> [Available records]
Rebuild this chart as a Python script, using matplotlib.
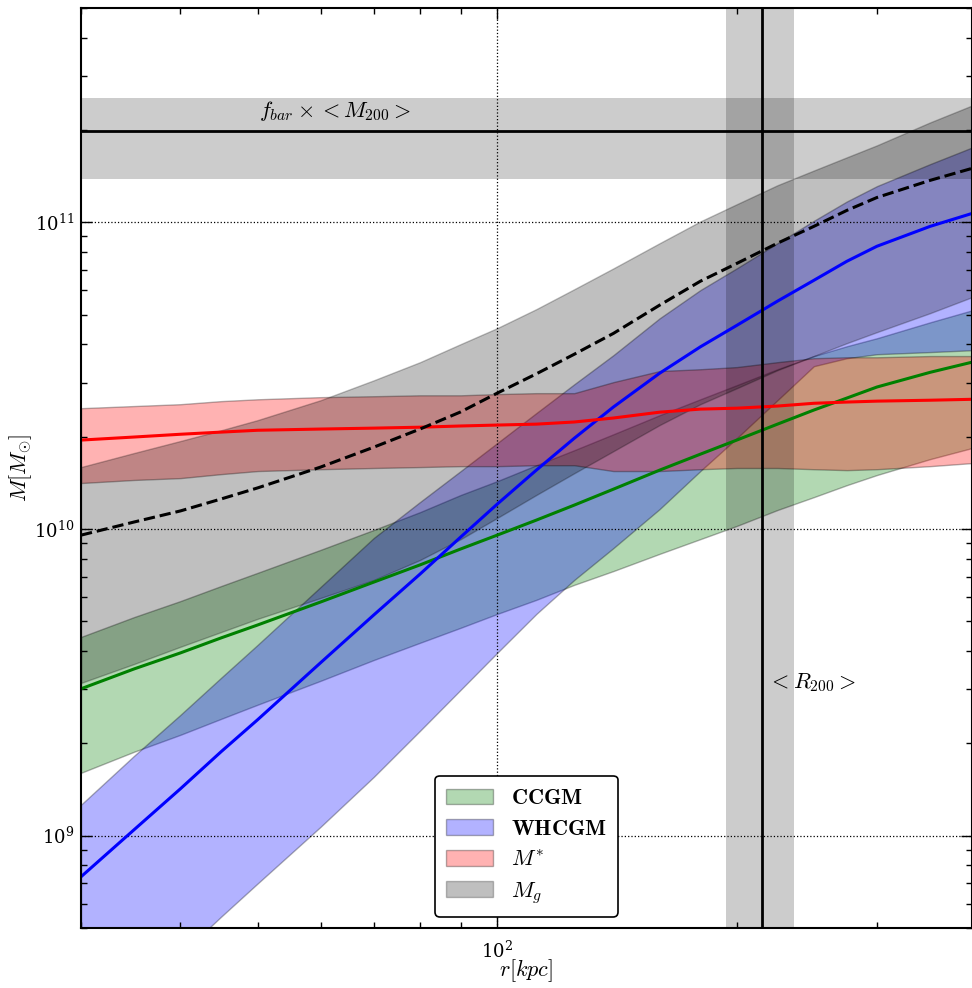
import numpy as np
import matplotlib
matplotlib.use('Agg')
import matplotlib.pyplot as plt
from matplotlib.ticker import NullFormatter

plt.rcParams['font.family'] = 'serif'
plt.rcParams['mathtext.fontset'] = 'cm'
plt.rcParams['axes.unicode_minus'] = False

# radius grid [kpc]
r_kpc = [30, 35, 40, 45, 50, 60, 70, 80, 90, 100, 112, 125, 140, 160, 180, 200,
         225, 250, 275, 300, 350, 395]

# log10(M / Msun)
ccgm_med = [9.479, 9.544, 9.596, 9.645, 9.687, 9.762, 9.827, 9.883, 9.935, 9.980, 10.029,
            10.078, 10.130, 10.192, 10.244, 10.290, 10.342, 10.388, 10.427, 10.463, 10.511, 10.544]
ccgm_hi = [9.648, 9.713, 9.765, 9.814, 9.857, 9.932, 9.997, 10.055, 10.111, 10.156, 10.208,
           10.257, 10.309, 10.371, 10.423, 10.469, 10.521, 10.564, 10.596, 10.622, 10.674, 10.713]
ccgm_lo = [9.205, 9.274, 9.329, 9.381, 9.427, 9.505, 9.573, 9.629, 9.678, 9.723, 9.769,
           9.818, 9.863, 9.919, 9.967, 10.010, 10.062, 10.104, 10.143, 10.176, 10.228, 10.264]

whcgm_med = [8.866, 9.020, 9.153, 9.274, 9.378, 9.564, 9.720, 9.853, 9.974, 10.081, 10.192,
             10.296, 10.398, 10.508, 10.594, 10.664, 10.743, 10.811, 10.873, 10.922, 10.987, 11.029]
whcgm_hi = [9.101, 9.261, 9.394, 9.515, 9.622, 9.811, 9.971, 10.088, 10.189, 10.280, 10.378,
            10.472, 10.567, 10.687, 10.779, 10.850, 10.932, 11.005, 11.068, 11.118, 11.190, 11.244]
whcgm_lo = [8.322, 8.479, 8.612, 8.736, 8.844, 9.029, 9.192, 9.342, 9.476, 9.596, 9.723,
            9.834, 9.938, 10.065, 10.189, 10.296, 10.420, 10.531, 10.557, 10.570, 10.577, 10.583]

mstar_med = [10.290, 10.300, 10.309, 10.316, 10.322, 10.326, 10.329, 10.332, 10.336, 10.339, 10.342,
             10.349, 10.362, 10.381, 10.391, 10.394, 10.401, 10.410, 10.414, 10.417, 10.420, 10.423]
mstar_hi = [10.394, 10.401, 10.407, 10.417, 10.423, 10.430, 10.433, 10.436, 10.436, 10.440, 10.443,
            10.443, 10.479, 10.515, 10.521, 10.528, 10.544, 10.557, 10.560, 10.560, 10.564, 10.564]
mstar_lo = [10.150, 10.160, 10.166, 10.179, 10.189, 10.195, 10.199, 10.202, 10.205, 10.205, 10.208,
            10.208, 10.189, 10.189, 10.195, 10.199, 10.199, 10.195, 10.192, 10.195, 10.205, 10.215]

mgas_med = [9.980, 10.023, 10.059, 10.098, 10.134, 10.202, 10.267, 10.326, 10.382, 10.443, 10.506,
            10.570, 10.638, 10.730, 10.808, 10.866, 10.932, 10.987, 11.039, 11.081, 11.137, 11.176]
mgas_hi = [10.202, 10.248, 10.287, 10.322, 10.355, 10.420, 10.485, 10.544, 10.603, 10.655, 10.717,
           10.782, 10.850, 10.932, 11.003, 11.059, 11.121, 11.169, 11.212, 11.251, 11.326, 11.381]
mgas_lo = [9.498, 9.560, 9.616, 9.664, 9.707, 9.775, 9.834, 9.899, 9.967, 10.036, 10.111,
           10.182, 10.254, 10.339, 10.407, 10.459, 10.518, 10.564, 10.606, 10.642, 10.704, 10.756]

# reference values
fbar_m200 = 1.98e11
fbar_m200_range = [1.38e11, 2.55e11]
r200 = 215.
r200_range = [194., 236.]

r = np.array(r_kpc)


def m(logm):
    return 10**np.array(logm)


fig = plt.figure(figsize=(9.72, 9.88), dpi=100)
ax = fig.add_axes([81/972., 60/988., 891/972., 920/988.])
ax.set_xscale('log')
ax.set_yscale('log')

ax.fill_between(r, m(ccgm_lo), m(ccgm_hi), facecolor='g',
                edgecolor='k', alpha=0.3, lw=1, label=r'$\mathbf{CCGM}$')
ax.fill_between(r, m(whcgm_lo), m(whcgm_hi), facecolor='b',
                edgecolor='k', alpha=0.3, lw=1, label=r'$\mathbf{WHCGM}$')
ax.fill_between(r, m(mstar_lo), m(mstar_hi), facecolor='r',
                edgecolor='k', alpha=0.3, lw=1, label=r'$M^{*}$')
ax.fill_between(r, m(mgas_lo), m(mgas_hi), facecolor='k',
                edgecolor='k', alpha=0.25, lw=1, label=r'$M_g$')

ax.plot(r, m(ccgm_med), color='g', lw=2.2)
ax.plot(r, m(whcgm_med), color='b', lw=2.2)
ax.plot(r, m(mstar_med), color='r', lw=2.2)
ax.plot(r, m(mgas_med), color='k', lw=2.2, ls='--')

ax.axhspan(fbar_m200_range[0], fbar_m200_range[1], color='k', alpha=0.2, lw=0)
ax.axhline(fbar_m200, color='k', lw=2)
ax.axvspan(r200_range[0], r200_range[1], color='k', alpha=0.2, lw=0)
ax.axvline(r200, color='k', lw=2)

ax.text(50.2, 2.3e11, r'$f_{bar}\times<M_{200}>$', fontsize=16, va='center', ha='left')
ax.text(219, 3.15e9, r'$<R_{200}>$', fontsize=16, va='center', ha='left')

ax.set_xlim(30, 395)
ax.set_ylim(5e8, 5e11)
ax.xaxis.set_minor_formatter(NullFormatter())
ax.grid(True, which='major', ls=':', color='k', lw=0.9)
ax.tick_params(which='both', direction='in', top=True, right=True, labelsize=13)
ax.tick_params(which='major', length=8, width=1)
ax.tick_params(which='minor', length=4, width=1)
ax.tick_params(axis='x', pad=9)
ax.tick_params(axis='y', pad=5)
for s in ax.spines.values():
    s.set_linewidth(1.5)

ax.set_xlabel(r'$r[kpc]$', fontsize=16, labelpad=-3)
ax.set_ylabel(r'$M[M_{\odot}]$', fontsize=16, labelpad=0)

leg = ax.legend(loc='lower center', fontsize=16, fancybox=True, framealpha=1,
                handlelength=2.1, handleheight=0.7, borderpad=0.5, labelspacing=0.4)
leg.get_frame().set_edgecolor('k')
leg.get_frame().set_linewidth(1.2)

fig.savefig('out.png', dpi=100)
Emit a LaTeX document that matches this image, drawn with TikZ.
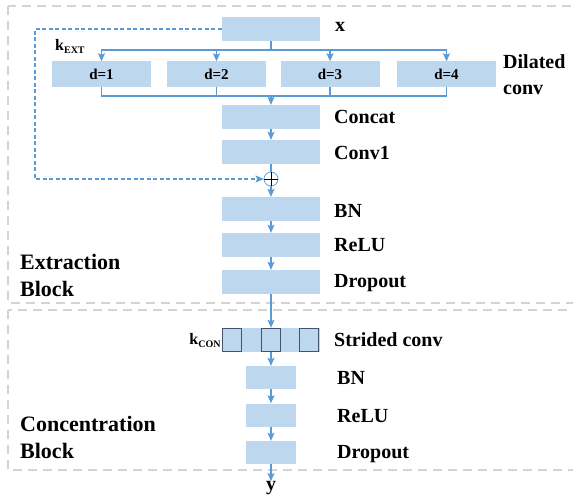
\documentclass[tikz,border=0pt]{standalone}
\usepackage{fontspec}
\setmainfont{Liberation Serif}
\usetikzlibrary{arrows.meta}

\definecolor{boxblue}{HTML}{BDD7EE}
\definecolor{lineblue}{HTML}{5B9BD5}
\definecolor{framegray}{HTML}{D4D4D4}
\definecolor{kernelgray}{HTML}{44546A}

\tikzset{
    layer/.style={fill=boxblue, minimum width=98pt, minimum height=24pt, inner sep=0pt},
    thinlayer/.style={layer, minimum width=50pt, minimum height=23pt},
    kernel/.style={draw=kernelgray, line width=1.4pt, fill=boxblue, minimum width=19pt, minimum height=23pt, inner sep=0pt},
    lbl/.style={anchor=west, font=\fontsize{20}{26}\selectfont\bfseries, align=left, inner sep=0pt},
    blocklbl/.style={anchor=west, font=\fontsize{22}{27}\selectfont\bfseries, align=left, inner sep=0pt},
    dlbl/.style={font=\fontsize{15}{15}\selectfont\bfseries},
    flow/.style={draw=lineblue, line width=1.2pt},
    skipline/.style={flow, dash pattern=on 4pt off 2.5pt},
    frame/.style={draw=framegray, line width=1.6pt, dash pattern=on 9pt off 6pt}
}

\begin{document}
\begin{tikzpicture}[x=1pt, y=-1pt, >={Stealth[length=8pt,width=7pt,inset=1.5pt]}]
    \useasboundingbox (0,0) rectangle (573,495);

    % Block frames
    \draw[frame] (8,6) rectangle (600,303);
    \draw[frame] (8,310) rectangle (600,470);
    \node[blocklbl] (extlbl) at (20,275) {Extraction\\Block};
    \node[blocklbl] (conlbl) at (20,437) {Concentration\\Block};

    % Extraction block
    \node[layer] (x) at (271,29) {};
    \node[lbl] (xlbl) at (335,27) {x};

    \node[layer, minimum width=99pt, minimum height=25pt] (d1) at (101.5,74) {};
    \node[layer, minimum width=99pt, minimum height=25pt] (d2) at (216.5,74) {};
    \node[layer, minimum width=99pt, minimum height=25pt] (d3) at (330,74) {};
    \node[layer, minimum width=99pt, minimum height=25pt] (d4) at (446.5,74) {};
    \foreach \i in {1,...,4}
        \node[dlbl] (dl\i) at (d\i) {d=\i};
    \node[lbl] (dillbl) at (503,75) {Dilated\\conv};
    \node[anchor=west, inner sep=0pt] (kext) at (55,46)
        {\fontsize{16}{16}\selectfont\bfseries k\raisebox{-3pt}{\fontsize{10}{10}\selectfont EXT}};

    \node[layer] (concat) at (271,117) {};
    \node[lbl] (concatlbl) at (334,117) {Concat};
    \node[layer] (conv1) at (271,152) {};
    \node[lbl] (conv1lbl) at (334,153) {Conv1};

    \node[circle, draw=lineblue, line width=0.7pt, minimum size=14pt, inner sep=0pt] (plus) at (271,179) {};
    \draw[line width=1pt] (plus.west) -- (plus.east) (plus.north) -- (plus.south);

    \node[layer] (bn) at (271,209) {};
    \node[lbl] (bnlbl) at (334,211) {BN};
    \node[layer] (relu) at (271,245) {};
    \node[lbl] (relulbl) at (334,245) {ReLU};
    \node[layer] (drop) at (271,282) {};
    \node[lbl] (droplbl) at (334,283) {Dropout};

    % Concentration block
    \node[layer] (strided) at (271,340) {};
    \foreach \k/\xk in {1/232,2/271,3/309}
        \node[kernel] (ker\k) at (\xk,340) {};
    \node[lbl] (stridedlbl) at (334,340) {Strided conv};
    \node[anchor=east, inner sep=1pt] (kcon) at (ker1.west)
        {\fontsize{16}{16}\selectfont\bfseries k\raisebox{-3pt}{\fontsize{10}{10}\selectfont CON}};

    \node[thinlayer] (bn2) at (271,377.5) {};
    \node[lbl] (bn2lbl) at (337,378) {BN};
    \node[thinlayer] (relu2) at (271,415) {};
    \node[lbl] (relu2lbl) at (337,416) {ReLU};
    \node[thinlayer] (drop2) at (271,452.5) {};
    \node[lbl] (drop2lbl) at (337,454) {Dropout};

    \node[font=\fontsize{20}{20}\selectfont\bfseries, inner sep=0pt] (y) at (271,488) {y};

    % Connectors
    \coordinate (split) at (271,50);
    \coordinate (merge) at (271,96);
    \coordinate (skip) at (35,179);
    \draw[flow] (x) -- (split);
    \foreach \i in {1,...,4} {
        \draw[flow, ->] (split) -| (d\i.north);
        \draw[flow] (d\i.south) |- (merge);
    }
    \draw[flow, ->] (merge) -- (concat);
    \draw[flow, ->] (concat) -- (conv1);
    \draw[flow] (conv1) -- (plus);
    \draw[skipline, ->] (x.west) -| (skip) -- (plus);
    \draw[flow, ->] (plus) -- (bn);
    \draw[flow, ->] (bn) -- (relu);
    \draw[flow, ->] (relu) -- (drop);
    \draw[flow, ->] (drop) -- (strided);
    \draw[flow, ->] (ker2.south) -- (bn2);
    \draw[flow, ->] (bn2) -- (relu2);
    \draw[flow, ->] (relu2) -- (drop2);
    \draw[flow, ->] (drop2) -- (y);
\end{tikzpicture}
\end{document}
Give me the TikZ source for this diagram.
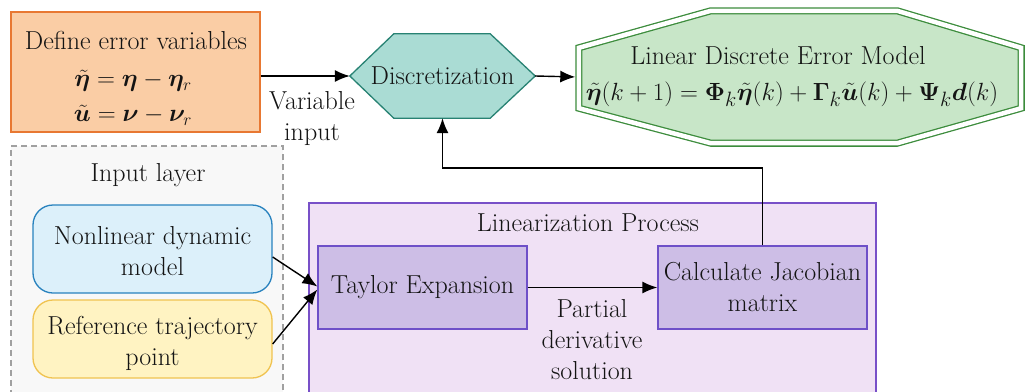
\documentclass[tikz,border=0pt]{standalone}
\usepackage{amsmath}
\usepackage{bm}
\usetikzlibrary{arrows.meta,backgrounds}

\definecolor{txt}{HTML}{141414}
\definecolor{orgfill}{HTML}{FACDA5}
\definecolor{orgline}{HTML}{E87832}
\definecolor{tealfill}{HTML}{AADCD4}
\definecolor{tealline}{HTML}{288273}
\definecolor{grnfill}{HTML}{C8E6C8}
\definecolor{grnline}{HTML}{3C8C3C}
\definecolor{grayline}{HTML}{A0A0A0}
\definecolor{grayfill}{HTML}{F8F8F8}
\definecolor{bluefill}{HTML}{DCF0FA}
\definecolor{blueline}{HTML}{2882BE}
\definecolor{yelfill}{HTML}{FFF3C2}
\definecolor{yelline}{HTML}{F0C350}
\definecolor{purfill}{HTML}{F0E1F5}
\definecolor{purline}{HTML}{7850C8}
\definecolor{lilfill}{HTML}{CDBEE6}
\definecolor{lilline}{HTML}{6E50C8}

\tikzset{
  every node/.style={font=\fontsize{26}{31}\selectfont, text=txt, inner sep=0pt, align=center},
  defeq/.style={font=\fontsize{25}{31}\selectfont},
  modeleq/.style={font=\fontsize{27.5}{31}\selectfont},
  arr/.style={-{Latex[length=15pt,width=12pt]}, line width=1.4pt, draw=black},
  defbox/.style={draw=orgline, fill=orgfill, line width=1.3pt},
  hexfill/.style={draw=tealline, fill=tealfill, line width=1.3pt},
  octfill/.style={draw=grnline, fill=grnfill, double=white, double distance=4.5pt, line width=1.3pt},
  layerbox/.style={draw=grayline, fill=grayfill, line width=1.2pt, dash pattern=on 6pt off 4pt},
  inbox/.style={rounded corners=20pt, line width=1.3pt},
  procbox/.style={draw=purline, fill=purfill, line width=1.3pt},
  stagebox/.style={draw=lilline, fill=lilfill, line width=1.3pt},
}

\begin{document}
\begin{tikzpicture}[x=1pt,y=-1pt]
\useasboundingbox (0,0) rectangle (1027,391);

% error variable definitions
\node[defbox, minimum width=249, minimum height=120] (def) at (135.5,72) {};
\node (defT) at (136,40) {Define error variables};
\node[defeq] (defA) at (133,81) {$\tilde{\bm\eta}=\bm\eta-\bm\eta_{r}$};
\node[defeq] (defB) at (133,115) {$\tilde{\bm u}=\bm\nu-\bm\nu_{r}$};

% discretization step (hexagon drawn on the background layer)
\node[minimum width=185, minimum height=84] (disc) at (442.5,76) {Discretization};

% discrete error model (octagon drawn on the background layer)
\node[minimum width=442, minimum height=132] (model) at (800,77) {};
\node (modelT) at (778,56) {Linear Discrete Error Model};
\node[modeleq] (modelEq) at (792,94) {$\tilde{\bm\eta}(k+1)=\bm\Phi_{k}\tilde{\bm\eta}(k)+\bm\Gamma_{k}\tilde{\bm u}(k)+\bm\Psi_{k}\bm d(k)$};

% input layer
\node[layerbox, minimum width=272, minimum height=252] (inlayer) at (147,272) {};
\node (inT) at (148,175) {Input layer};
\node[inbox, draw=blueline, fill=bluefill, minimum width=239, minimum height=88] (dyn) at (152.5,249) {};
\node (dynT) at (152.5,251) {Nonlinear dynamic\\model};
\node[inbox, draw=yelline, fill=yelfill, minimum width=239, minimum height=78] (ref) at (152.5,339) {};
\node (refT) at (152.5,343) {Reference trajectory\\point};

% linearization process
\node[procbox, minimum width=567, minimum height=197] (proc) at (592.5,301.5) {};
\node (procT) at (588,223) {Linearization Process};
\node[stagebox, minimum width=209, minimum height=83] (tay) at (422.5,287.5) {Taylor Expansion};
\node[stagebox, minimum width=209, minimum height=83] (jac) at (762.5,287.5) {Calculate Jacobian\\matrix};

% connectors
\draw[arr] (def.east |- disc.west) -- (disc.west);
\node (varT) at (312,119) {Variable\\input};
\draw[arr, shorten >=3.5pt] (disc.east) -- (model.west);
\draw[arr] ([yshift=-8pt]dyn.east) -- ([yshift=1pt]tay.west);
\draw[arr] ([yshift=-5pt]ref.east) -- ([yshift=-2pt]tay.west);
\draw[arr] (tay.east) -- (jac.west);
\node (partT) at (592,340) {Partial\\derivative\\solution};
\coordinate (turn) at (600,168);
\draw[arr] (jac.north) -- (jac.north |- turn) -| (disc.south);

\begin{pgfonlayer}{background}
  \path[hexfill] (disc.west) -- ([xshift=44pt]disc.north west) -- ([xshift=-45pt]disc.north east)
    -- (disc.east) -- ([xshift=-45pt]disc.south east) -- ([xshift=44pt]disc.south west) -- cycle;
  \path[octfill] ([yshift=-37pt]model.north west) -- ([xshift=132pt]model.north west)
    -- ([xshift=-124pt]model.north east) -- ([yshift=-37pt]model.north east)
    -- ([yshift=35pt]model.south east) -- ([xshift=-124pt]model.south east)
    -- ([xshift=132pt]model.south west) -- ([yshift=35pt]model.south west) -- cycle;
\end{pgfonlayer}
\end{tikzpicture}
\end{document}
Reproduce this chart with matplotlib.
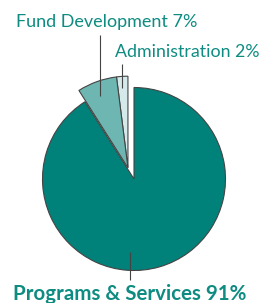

> [Direction] Above are the records; repeat their lines from the first through the line containing "plt.rcParams['axes.unicode_minus'] = False", and leave out each picture.

> [Written answer]
Rebuild this chart as a Python script, using matplotlib.
import numpy as np
import matplotlib
matplotlib.use('Agg')
import matplotlib.pyplot as plt
from matplotlib.ticker import NullFormatter

plt.rcParams['font.family'] = 'serif'
plt.rcParams['mathtext.fontset'] = 'cm'
plt.rcParams['axes.unicode_minus'] = False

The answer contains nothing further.